George Zimmerman, who was found not guilty of Trayvon Martin’s death, will receive back his gun, his attorney revealed, adding that his client needs the weapon “even more” than before.
“The concealed weapons permit is another matter because that’s a decision by another state agency and they will make that decision,” Mark O’Mara told ABC News.
“‘Yes. [There’s] even more reason now, isn’t there? There are a lot of people out there who actually hate him, though they shouldn’t,” the attorney added.
The former neighborhood watch captain is forced a protective clothing when going out in public, although he didn’t wear it to court, O’Mara said.
Zimmerman’s laywer revealed to reporters that his client does not believe that having a gun caused Martin’s death.
“I think that he feels truly in his heart that if he did not have that weapon that night he might not be here…. [He] would have continued to get beat even though he was screaming for help.”
Zimmerman is expected to have other court battles, some that he might initiate.
“I think there are going to be a number of civil suits. I would be very surprised if any of those civil suits are filed against George Zimmerman and we welcome them,” O’Mara said.
The attorney also indicated that Zimmerman may file suits against others.
“There are a number of events that happened during this case and the way certain people handled it that we may need to hold responsible.

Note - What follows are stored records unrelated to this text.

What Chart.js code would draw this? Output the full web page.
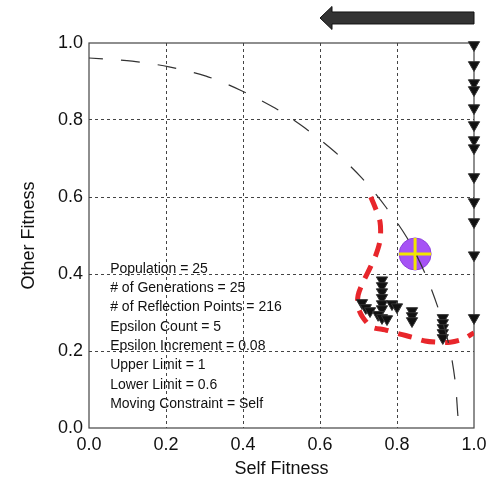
<!DOCTYPE html>
<html>
<head>
<meta charset="utf-8">
<title>Self vs Other Fitness</title>
<script src="https://cdn.jsdelivr.net/npm/chart.js"></script>
<style>
  html, body { margin: 0; padding: 0; background: #fff; }
  canvas { display: block; }
</style>
</head>
<body>
<canvas id="fitnessChart" width="494" height="480"></canvas>
<script>
// dashed black front
const frontX = [0, 0.112, 0.208, 0.304, 0.392, 0.483, 0.561, 0.639, 0.709, 0.771, 0.826, 0.870, 0.906, 0.935, 0.951, 0.958, 0.961];
const frontY = [0.961, 0.953, 0.938, 0.914, 0.878, 0.831, 0.779, 0.717, 0.649, 0.574, 0.494, 0.408, 0.314, 0.216, 0.122, 0.034, 0];

// red dashed trail
const trailX = [0.732, 0.743, 0.756, 0.756, 0.745, 0.730, 0.712, 0.699, 0.699, 0.712, 0.735, 0.769, 0.808, 0.839, 0.873, 0.904, 0.938, 0.971, 1.0];
const trailY = [0.600, 0.574, 0.535, 0.488, 0.449, 0.416, 0.379, 0.345, 0.314, 0.286, 0.262, 0.255, 0.244, 0.236, 0.226, 0.223, 0.223, 0.231, 0.247];

// reflection points (down triangles)
const reflX = [0.761, 0.761, 0.761, 0.761, 0.761, 0.761, 0.709, 0.719, 0.730, 0.751, 0.761, 0.774, 0.787, 0.800, 0.839, 0.839, 0.839,
  0.919, 0.919, 0.919, 0.919, 0.919,
  1, 1, 1, 1, 1, 1, 1, 1, 1, 1, 1, 1, 1];
const reflY = [0.384, 0.369, 0.353, 0.338, 0.322, 0.309, 0.325, 0.312, 0.304, 0.294, 0.286, 0.283, 0.322, 0.314, 0.304, 0.291, 0.278,
  0.286, 0.273, 0.260, 0.247, 0.234,
  0.995, 0.943, 0.896, 0.878, 0.831, 0.787, 0.748, 0.727, 0.652, 0.587, 0.535, 0.449, 0.286];

// target point
const targetX = [0.847];
const targetY = [0.452];

// direction arrow above the plot (data units)
const arrowTail = 1.0;
const arrowTip = 0.6;
const arrowY = 1.065;

const tickValues = [0, 0.2, 0.4, 0.6, 0.8, 1.0];

const infoX = 0.055;
const infoY = 0.403;
const infoLines = [
  'Population = 25',
  '# of Generations = 25',
  '# of Reflection Points = 216',
  'Epsilon Count = 5',
  'Epsilon Increment = 0.08',
  'Upper Limit = 1',
  'Lower Limit = 0.6',
  'Moving Constraint = Self'
];

function zip(xs, ys) {
  return xs.map((x, i) => ({ x: x, y: ys[i] }));
}

const FONT = '"Liberation Sans", Arial, Helvetica, sans-serif';

const framePlugin = {
  id: 'frame',
  beforeDatasetsDraw(chart) {
    const a = chart.chartArea;
    const ctx = chart.ctx;
    ctx.save();
    ctx.strokeStyle = '#444';
    ctx.lineWidth = 1.2;
    ctx.strokeRect(a.left, a.top, a.right - a.left, a.bottom - a.top);

    // info text
    const sx = chart.scales.x, sy = chart.scales.y;
    ctx.fillStyle = '#111';
    ctx.font = '14px ' + FONT;
    ctx.textBaseline = 'alphabetic';
    ctx.textAlign = 'left';
    const x0 = sx.getPixelForValue(infoX);
    const y0 = sy.getPixelForValue(infoY);
    infoLines.forEach((t, i) => ctx.fillText(t, x0, y0 + i * 19.3));
    ctx.restore();
  },
  afterDraw(chart) {
    const sx = chart.scales.x, sy = chart.scales.y;
    const ctx = chart.ctx;
    const xt = sx.getPixelForValue(arrowTail);
    const xh = sx.getPixelForValue(arrowTip);
    const y = sy.getPixelForValue(arrowY);
    const bodyH = 6, headH = 11.5, headL = 12;
    ctx.save();
    ctx.beginPath();
    ctx.moveTo(xt, y - bodyH);
    ctx.lineTo(xh + headL, y - bodyH);
    ctx.lineTo(xh + headL, y - headH);
    ctx.lineTo(xh, y);
    ctx.lineTo(xh + headL, y + headH);
    ctx.lineTo(xh + headL, y + bodyH);
    ctx.lineTo(xt, y + bodyH);
    ctx.closePath();
    ctx.fillStyle = '#333';
    ctx.fill();
    ctx.strokeStyle = '#111';
    ctx.lineWidth = 1;
    ctx.stroke();
    ctx.restore();
  }
};

const gridColor = c => (c.tick && (c.tick.value === 0 || c.tick.value === 1)) ? 'rgba(0,0,0,0)' : '#444';

new Chart(document.getElementById('fitnessChart'), {
  type: 'scatter',
  data: {
    datasets: [
      {
        label: 'front',
        data: zip(frontX, frontY),
        showLine: true,
        borderColor: '#333',
        borderWidth: 1.2,
        borderDash: [19, 18],
        borderDashOffset: 5,
        tension: 0.3,
        pointRadius: 0
      },
      {
        label: 'reflections',
        data: zip(reflX, reflY),
        pointStyle: 'triangle',
        rotation: 180,
        pointRadius: 6.5,
        backgroundColor: '#111',
        borderColor: '#333',
        borderWidth: 1,
        clip: false
      },
      {
        label: 'trail',
        data: zip(trailX, trailY),
        showLine: true,
        borderColor: '#e8262b',
        borderWidth: 5,
        borderDash: [14, 10],
        tension: 0.3,
        pointRadius: 0
      },
      {
        label: 'cross',
        data: zip(targetX, targetY),
        pointStyle: 'cross',
        pointRadius: 16,
        borderColor: '#f2e600',
        borderWidth: 3
      },
      {
        label: 'target',
        data: zip(targetX, targetY),
        pointStyle: 'circle',
        pointRadius: 16,
        backgroundColor: '#a652f5',
        borderColor: '#8c3fdc',
        borderWidth: 1
      }
    ]
  },
  options: {
    responsive: false,
    animation: false,
    layout: { padding: { top: 43, right: 20, left: 0, bottom: 0 } },
    plugins: {
      legend: { display: false },
      tooltip: { enabled: false }
    },
    scales: {
      x: {
        type: 'linear',
        min: 0,
        max: 1,
        afterFit: s => { s.height = 52; },
        afterBuildTicks: s => { s.ticks = tickValues.map(v => ({ value: v })); },
        ticks: {
          callback: v => v.toFixed(1),
          font: { family: FONT, size: 18 },
          color: '#111',
          padding: 6,
          maxRotation: 0
        },
        grid: { color: gridColor, lineWidth: 1, drawTicks: false },
        border: { display: false, dash: [3, 3] },
        title: {
          display: true,
          text: 'Self Fitness',
          font: { family: FONT, size: 18 },
          color: '#111',
          padding: { top: 0, bottom: 0 }
        }
      },
      y: {
        type: 'linear',
        min: 0,
        max: 1,
        afterFit: s => { s.width = 89; },
        afterBuildTicks: s => { s.ticks = tickValues.map(v => ({ value: v })); },
        ticks: {
          callback: v => v.toFixed(1),
          font: { family: FONT, size: 18 },
          color: '#111',
          padding: 6
        },
        grid: { color: gridColor, lineWidth: 1, drawTicks: false },
        border: { display: false, dash: [3, 3] },
        title: {
          display: true,
          text: 'Other Fitness',
          font: { family: FONT, size: 18 },
          color: '#111',
          padding: { top: 18, bottom: 0 }
        }
      }
    }
  },
  plugins: [framePlugin]
});
</script>
</body>
</html>
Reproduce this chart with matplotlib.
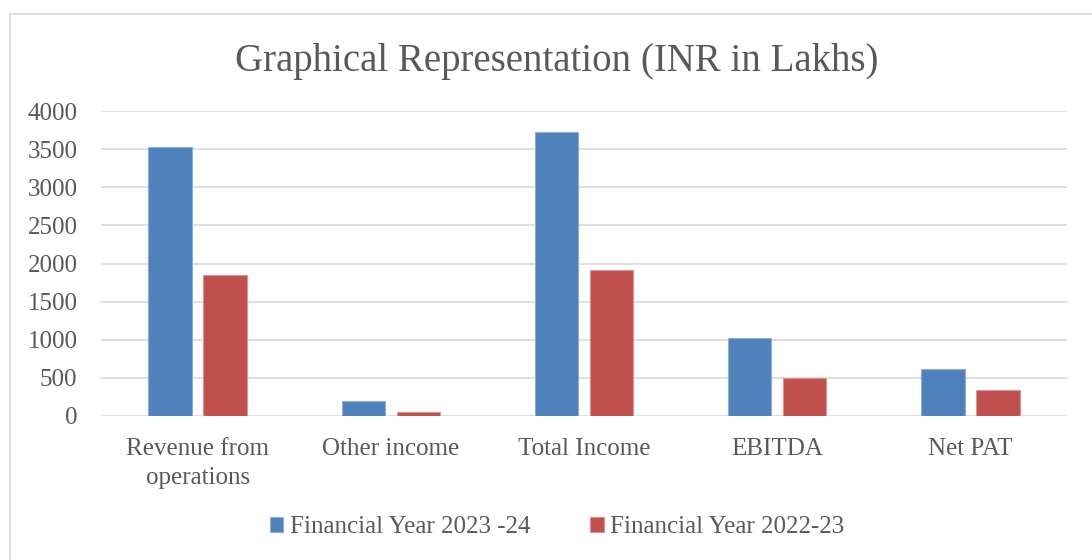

We’ll see,” O’Mara said.
The Justice Department announced yesterday that it is considering whether federal prosecutors will file criminal civil rights charges against Zimmerman.
A statement, released by the Deparment, said that, in the government’s words, “experienced federal prosecutors will determine whether the evidence reveals a prosecutable violation.”
During the hearings the alleged killer assured the jury that he had shot Martin to save his own life after being attacked by the teen on Feb. 26, 2012.
After a four-week series of hearing and testimony, more than a dozen witnesses and a host of controversy, Zimmerman walked out of court a free man.
The court found that Zimmerman didn’t “intentionally commit an act or acts that caused death” or demonstrate a “depraved mind without regard for human life” – Florida’s definitions of manslaughter and second-degree murder, respectively.
The president of NAACP released a statement immediately after the court’s decision, which followed more than 16 hours of deliberations by the six-strong jury.
“We are outraged and heartbroken over today’s verdict. We will pursue civil rights charges with the Department of Justice, we will continue to fight for the removal of stand-your-ground laws in every state, and we will not rest until racial profiling in all its forms is outlawed,” it said.